Exacerbating his plight is the reception he’s been given in the wealthy EU—largely marked by indifference, sometimes even hostility.
“Unfortunately, no one gets to hear our voices,” he said from his tent, surrounded by a half-dozen ex-members of the Afghan military.
Instead, the vocabulary of EU leaders before the summit is much more about “strengthening external borders,” “border fences” and “return procedures” than it is about immediately making life better for people like Shinwari.
And with 330,000 unauthorized attempts made to enter the EU last year—a six-year record—projecting a warm embrace for refugees doesn’t win many elections on the continent these days.
Many Afghans also look with envy at the swift measures that the EU took after Russia invaded Ukraine on February 24 to grant Ukrainians temporary protection measures such as residency rights, labor market access, medical aid and social welfare assistance—things that all largely pass them by.
“The issue of Afghans and Ukrainians are the same, but they don’t get treated the same way,” Shinwari said. “When Ukrainians come here, they are provided with all the facilities...on the first day of their arrival, but we Afghans who have left our country due to security threats, we don’t get anything.
“It is surprising because human rights are not the same for everyone and that upsets us and makes us feel disappointed and neglected.”
EU leaders have already said that a full breakthrough on their migration policies won’t come before bloc-wide elections in June 2024.
Shinwari said he was lucky to puncture the EU’s beefed-up borders to use his right to asylum after an eight-month trek through Pakistan, Iran, Turkey, Bulgaria, Serbia and eventually Belgium. It included beatings, arrest and escape in Iran, and hunger and fear along much of the trail.
Shinwari made it to Europe alive, “but now that I am here, I am homeless like a nomad,” with a flimsy blue tent to keep out Belgium’s many rain showers, he said.
Other Afghan former soldiers settled in the Rue des Palais, where their stories of trauma, depression, drugs and violence were just as bleak.
“The situation is not good here. If the Red Cross brings food, we will have something to eat, but if not, then many don’t have anything,” said Roz Amin Khan, who fled Laghman province to arrive in Belgium two months ago.
Since arriving four months ago, Shinwari said that he had one interview with asylum processing authorities and has been waiting ever since.
The lack of help for most refugees has been driving nongovernmental organizations and volunteers to despair.
“Between the legal framework and the situation on the ground there is a world of difference,” said Clement Valentin, a legal advocacy officer at the CIRE refugee foundation. “There is this gap and it is tough to understand—for me and for the NGOs.
“But I cannot even begin to comprehend how tough it must be for Afghans here in Belgium, or other European nations, to understand this.”

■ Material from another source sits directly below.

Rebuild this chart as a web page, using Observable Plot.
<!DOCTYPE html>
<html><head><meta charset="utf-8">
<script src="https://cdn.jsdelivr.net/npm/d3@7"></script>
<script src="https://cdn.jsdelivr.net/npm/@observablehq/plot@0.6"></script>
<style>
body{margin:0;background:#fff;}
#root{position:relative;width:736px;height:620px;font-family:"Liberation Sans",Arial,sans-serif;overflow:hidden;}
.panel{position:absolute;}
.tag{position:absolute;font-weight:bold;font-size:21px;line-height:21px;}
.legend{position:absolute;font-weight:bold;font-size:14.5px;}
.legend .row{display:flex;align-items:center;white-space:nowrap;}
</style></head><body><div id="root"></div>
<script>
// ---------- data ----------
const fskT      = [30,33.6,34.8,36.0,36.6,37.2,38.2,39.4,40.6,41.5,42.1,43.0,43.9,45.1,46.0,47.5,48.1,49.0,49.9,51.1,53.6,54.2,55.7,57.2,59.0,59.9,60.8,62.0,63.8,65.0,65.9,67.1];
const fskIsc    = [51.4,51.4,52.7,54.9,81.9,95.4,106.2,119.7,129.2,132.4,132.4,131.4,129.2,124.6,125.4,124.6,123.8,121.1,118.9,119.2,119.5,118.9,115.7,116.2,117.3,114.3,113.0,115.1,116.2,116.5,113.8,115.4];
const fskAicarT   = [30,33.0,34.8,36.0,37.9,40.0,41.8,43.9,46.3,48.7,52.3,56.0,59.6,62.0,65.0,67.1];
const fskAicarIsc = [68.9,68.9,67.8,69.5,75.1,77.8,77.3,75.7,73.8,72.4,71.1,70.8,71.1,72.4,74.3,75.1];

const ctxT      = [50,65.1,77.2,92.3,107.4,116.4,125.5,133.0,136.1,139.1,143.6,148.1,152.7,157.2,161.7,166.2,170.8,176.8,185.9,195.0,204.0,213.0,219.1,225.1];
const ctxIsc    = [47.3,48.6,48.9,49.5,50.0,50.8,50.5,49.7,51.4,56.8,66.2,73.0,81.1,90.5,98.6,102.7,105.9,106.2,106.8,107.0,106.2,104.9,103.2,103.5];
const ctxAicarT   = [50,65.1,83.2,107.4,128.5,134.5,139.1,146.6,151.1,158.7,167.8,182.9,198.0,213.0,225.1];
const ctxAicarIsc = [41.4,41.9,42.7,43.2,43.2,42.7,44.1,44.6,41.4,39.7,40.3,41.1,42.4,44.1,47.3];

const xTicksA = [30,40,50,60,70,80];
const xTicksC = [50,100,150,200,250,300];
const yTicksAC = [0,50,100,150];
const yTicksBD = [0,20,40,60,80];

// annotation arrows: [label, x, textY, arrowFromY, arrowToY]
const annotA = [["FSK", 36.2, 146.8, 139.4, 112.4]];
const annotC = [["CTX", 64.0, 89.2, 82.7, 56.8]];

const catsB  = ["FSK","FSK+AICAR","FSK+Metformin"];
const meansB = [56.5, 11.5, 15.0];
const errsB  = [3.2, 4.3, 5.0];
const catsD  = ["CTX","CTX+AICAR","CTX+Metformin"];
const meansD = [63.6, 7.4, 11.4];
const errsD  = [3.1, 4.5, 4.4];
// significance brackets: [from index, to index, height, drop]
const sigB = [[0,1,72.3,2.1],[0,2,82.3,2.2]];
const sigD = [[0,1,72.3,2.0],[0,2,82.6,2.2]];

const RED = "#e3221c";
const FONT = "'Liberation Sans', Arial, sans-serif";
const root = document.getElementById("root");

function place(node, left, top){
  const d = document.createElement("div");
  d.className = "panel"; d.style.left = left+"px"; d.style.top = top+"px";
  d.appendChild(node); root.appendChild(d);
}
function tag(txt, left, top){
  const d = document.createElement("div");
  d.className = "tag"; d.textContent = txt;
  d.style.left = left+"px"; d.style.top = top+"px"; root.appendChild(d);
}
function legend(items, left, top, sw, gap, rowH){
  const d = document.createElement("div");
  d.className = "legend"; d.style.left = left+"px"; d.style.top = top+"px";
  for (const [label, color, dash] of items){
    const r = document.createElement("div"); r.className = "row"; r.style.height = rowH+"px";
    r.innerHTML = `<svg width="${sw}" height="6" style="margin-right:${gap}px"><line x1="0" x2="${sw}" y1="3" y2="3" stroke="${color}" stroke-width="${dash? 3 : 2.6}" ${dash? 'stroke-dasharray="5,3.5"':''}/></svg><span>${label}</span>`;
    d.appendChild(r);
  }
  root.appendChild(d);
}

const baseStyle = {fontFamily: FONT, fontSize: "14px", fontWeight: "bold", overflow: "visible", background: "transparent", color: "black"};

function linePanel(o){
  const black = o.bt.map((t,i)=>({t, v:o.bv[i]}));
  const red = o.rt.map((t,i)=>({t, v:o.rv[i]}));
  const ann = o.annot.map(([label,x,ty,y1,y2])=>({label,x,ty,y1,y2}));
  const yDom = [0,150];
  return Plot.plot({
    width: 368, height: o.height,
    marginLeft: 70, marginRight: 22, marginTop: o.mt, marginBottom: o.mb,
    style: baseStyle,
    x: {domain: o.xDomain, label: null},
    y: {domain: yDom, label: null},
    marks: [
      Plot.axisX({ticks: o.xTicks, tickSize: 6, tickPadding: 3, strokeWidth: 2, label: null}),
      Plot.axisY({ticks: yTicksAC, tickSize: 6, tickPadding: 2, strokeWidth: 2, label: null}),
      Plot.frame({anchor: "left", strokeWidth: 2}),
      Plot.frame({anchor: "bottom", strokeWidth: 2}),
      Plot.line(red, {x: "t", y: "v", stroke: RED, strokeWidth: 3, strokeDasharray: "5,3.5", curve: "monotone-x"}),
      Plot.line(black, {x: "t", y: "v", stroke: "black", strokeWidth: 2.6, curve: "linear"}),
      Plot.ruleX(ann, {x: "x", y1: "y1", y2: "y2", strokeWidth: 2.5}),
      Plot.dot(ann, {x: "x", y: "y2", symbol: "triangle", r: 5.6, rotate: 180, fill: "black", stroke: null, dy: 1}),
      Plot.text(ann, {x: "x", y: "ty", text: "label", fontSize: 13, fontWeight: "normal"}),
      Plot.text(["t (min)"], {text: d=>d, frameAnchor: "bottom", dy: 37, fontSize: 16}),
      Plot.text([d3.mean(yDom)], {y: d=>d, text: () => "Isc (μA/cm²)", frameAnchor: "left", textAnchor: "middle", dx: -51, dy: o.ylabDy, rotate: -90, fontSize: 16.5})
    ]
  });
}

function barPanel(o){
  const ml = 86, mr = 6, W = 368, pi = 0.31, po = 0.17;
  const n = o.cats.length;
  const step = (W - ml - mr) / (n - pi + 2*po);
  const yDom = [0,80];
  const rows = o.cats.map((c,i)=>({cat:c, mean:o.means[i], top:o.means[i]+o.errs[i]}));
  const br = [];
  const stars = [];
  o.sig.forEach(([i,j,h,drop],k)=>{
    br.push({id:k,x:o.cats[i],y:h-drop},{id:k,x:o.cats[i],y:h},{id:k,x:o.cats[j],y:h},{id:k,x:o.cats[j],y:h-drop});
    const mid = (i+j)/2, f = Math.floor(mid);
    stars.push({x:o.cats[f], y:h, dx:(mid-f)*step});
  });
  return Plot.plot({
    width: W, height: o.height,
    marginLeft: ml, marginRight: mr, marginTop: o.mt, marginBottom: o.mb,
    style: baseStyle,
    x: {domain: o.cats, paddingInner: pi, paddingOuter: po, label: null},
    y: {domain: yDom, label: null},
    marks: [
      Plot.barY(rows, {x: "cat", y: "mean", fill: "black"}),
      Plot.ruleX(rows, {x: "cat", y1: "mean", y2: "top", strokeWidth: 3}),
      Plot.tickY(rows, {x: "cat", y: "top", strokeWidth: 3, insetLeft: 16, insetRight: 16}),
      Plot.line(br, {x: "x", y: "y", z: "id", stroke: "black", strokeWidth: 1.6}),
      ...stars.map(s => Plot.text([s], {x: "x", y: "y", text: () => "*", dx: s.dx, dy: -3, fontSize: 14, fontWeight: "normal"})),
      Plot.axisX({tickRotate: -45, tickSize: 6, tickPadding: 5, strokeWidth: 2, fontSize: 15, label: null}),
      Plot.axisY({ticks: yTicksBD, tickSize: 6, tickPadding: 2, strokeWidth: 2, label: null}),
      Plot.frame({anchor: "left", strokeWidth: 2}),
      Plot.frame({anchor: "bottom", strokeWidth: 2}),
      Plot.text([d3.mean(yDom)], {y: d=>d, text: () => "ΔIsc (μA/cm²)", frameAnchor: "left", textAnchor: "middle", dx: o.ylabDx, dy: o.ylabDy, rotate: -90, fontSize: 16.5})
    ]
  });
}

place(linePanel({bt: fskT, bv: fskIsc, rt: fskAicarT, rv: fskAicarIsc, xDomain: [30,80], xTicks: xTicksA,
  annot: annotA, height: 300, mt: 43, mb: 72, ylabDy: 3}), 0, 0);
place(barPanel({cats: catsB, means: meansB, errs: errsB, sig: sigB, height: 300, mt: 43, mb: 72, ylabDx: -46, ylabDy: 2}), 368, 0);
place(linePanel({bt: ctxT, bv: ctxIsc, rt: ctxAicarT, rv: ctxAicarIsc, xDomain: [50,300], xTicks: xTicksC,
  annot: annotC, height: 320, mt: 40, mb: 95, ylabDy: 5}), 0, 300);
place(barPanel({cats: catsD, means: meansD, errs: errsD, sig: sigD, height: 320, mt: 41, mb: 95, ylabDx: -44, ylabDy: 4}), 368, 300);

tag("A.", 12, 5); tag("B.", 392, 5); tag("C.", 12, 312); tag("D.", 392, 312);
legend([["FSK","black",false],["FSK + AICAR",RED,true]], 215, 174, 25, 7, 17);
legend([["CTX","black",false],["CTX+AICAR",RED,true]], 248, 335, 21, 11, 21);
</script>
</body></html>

The legal sloth isn’t limited to Belgium. The EU’s Agency for Asylum said in its latest trends report of November 2022 that “the gap between applications and decisions had reached the largest extent since 2015,” and was widening still. Overall, it said, more than 920,000 cases were still pending, a 14 percent annual increase.
Such was the bureaucratic backlog at the Petit Chateau when Shinwari arrived, that would-be asylum-seekers had to wait sometimes for days in the rain and cold just to get in the front door. Citizens living close by brought food and set up fire pits because the government didn’t act.
Even if the situation has improved, the physical and mental scars are easy to see, said Michel Genet, director of Doctors of the World Belgium.
“People have been through big traumas and a very difficult situation and they expect to come here and be taken care of,” but they’re not, Mr. Genet said.
During many sleepless nights in the freezing cold, with the dull buzz of passing cars in the background, Shinwari’s thoughts drift back home.
“Sometimes I think about the future, and I think how much longer I have to live on the streets,” he said. “My mind is surrounded with problems. I think of the safety of my family and my future.”